DATA FOR PROCESSING start
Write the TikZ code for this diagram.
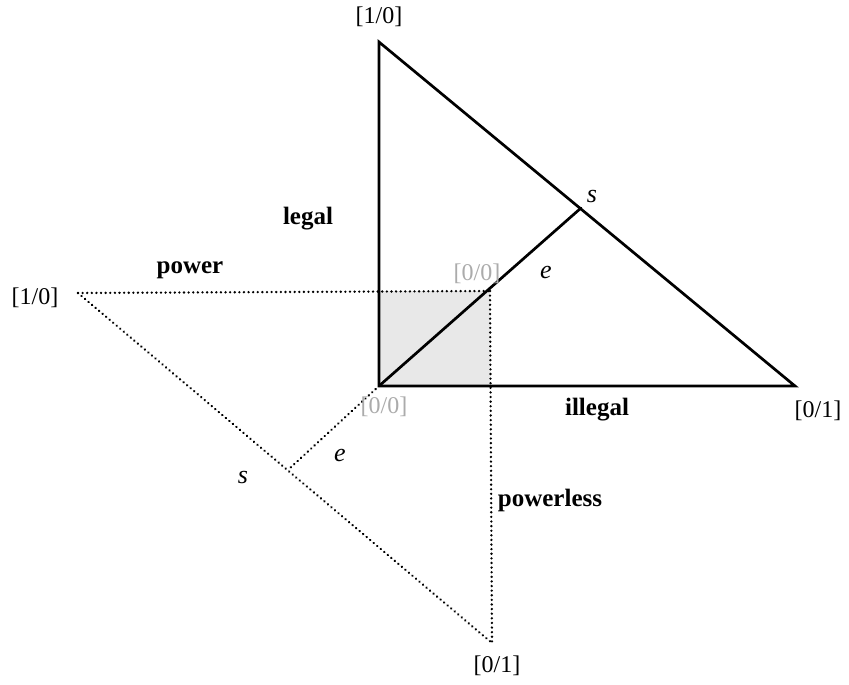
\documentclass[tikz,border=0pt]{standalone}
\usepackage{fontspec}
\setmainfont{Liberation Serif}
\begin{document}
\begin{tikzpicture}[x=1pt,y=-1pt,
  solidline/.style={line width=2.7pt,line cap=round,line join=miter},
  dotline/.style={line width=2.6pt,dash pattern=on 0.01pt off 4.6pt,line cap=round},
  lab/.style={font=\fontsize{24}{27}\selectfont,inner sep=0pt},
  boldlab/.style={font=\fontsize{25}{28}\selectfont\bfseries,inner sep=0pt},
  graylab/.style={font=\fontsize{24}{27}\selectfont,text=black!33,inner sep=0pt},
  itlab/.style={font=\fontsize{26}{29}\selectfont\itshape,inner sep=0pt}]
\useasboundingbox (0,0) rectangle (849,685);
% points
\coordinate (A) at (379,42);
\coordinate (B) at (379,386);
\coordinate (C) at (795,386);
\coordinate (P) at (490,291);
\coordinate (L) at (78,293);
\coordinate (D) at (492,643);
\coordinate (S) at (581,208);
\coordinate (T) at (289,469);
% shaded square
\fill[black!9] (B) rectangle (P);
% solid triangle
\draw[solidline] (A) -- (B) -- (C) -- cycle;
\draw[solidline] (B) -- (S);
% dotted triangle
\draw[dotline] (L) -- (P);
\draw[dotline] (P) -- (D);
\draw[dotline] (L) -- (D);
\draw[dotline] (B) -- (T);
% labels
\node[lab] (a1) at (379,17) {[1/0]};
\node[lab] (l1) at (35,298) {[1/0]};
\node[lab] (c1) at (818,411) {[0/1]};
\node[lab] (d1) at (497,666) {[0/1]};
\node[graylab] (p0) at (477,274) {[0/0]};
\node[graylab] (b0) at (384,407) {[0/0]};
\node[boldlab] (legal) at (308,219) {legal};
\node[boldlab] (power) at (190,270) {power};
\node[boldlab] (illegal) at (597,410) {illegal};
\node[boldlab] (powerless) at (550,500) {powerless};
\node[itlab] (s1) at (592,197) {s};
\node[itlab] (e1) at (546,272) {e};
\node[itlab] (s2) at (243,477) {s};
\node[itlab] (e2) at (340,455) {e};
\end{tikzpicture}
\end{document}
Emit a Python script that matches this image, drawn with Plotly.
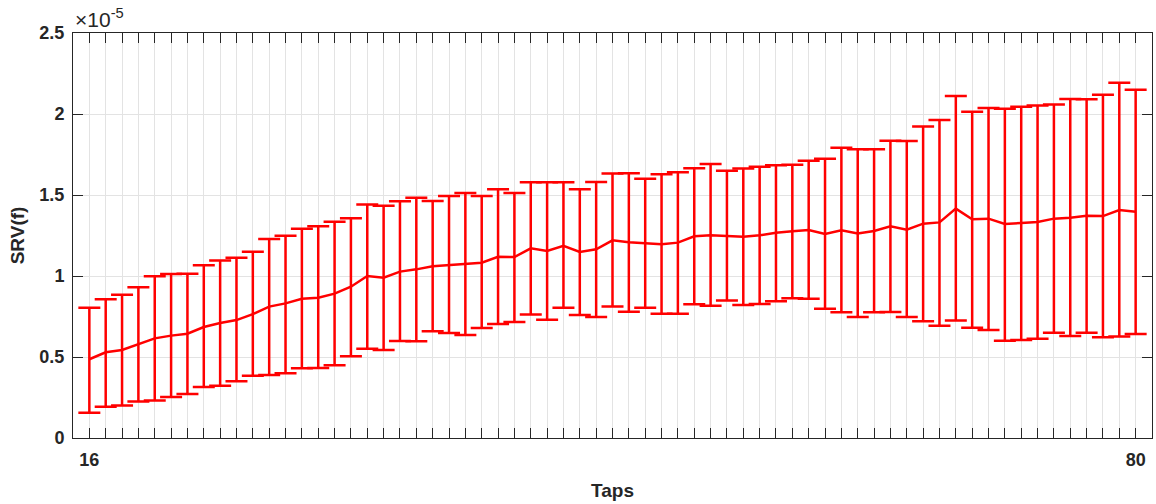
DATA FOR PROCESSING end
DATA FOR PROCESSING start
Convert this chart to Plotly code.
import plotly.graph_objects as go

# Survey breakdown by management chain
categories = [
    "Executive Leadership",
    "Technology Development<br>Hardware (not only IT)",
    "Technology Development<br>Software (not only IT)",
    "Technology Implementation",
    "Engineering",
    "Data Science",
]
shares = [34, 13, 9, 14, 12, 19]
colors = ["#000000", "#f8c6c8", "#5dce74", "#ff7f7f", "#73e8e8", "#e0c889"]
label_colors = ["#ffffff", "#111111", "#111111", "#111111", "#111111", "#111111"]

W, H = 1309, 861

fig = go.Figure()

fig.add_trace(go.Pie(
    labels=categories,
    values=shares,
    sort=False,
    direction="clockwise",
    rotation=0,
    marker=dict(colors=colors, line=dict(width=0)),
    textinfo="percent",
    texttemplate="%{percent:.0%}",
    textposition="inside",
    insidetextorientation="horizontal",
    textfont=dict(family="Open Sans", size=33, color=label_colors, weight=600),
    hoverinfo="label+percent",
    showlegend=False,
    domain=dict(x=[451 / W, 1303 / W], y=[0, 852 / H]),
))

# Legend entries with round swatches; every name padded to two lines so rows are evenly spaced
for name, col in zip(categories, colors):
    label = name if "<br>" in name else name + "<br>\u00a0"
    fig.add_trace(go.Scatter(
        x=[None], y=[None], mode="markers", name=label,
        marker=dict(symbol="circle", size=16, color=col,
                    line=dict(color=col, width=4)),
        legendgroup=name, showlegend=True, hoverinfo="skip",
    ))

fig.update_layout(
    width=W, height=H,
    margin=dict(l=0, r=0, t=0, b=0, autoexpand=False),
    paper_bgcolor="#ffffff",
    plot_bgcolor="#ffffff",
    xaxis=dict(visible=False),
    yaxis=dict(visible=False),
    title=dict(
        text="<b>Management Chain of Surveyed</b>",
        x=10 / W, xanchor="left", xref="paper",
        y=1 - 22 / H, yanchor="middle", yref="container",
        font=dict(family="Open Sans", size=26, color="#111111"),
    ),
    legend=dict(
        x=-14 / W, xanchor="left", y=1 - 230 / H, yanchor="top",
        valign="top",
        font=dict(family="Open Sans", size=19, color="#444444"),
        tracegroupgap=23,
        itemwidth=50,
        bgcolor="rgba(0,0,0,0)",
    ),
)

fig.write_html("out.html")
DATA FOR PROCESSING end
## [AIM OF THE TASK]
Start with the line that contains "Convert this chart to Plotly code." and end with the line that contains "import plotly.graph_objects as go"; give those lines again exactly, and no others.

## [SOLUTION]
Convert this chart to Plotly code.
import plotly.graph_objects as go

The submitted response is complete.